Aim:
Quote word for word the lines below, beginning with the first and ending with the one that has "hatch('#ffffff'), '#d3d3d3', hatch('#d3d3d3') ];". Drop the pictures.

Data excerpts:

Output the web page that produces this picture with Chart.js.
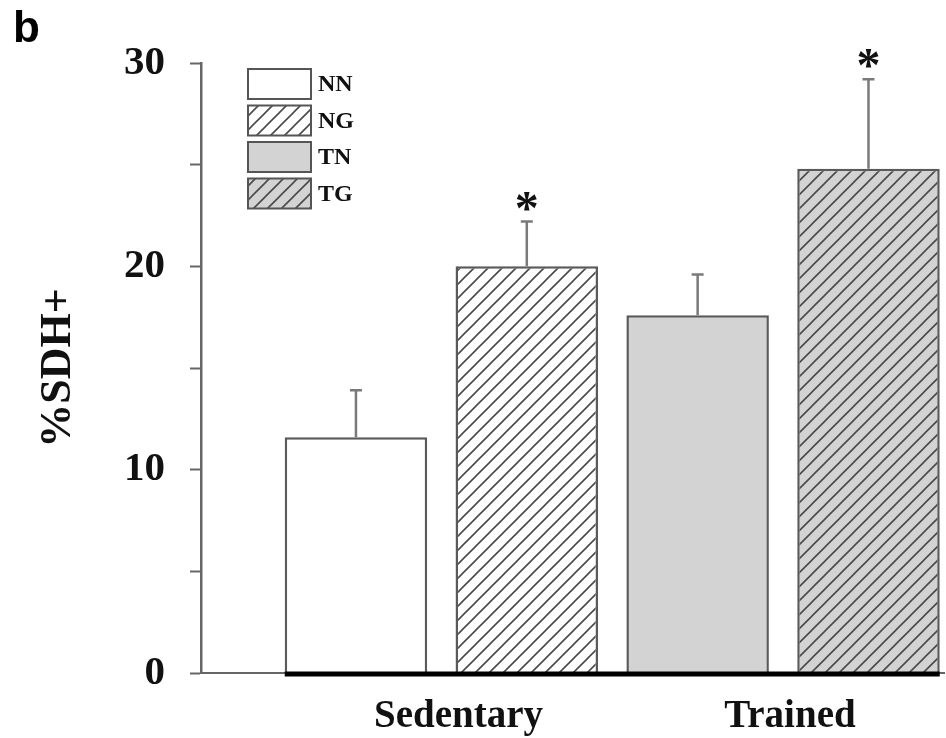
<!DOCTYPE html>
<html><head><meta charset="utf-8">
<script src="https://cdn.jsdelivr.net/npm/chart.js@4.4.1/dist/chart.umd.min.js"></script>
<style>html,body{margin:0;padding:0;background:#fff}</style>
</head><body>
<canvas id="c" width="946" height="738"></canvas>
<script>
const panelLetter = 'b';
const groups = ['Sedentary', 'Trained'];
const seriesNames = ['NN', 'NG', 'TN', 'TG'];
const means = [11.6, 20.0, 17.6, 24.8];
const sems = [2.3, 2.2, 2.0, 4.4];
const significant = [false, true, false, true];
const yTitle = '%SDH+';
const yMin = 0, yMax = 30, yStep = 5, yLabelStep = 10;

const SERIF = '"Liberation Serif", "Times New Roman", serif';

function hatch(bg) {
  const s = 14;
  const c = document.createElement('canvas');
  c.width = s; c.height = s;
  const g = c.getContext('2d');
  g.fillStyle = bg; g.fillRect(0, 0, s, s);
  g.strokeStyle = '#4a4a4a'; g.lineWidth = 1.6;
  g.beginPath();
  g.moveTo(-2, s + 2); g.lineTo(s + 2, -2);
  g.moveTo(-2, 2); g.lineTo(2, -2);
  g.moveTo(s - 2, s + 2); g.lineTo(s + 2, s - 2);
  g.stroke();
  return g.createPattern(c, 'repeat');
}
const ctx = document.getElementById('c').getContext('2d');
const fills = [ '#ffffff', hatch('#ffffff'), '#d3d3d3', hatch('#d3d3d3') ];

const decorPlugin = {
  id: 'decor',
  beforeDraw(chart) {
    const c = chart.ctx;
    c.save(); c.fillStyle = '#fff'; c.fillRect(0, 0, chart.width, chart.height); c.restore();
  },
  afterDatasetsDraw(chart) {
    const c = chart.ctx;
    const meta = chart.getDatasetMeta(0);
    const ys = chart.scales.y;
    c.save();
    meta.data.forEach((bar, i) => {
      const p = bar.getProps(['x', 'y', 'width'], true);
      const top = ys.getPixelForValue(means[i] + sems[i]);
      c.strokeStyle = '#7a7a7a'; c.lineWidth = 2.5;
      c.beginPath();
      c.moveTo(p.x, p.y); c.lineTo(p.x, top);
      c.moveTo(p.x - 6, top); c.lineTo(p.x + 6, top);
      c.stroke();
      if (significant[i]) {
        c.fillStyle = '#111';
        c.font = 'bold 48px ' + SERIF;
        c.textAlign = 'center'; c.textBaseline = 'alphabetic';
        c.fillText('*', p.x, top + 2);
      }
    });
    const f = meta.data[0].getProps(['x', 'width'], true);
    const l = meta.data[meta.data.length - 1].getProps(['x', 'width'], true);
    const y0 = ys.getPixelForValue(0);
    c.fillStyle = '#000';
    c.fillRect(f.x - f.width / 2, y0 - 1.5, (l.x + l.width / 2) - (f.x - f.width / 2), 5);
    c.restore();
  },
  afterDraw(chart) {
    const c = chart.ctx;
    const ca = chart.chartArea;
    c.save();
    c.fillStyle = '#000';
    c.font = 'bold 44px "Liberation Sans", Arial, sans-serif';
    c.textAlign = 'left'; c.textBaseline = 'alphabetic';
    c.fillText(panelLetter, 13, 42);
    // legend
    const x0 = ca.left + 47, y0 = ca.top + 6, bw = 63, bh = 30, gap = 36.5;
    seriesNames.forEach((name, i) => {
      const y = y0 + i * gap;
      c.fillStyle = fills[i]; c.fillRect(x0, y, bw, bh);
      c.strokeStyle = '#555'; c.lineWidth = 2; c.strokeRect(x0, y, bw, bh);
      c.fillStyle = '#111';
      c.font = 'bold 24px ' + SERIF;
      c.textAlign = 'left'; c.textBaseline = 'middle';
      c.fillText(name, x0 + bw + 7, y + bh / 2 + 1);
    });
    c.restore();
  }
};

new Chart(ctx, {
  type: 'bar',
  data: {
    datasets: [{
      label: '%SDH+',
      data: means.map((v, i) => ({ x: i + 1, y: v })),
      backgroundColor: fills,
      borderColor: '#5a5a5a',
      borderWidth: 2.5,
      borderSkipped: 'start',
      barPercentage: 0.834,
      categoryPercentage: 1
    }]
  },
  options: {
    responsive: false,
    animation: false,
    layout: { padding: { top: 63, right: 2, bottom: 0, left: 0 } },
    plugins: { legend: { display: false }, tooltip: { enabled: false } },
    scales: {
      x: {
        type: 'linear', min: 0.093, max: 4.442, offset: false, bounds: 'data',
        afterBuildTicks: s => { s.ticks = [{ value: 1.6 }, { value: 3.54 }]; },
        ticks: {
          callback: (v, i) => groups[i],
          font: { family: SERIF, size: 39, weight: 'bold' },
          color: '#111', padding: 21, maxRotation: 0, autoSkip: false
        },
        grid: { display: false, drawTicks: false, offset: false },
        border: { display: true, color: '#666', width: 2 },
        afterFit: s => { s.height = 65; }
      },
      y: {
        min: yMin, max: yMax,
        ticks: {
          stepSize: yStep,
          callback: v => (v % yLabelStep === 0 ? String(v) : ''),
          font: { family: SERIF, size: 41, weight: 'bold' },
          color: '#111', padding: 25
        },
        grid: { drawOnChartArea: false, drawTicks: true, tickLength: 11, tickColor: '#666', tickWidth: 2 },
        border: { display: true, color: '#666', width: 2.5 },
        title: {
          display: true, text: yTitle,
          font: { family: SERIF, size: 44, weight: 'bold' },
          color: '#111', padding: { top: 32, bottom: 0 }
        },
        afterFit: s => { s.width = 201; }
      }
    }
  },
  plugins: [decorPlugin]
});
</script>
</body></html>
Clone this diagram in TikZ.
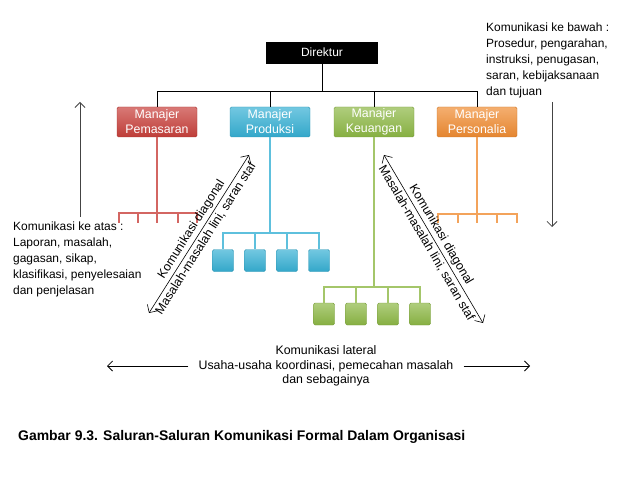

Answer in full:
Output the web page that produces this picture with Chart.js.
<!DOCTYPE html>
<html><head><meta charset="utf-8">
<script src="https://cdn.jsdelivr.net/npm/chart.js@4.4.1/dist/chart.umd.min.js"></script>
<style>html,body{margin:0;padding:0;background:#fff}</style>
</head><body>
<canvas id="c" width="946" height="738"></canvas>
<script>
const panelLetter = 'b';
const groups = ['Sedentary', 'Trained'];
const seriesNames = ['NN', 'NG', 'TN', 'TG'];
const means = [11.6, 20.0, 17.6, 24.8];
const sems = [2.3, 2.2, 2.0, 4.4];
const significant = [false, true, false, true];
const yTitle = '%SDH+';
const yMin = 0, yMax = 30, yStep = 5, yLabelStep = 10;

const SERIF = '"Liberation Serif", "Times New Roman", serif';

function hatch(bg) {
  const s = 14;
  const c = document.createElement('canvas');
  c.width = s; c.height = s;
  const g = c.getContext('2d');
  g.fillStyle = bg; g.fillRect(0, 0, s, s);
  g.strokeStyle = '#4a4a4a'; g.lineWidth = 1.6;
  g.beginPath();
  g.moveTo(-2, s + 2); g.lineTo(s + 2, -2);
  g.moveTo(-2, 2); g.lineTo(2, -2);
  g.moveTo(s - 2, s + 2); g.lineTo(s + 2, s - 2);
  g.stroke();
  return g.createPattern(c, 'repeat');
}
const ctx = document.getElementById('c').getContext('2d');
const fills = [ '#ffffff', hatch('#ffffff'), '#d3d3d3', hatch('#d3d3d3') ];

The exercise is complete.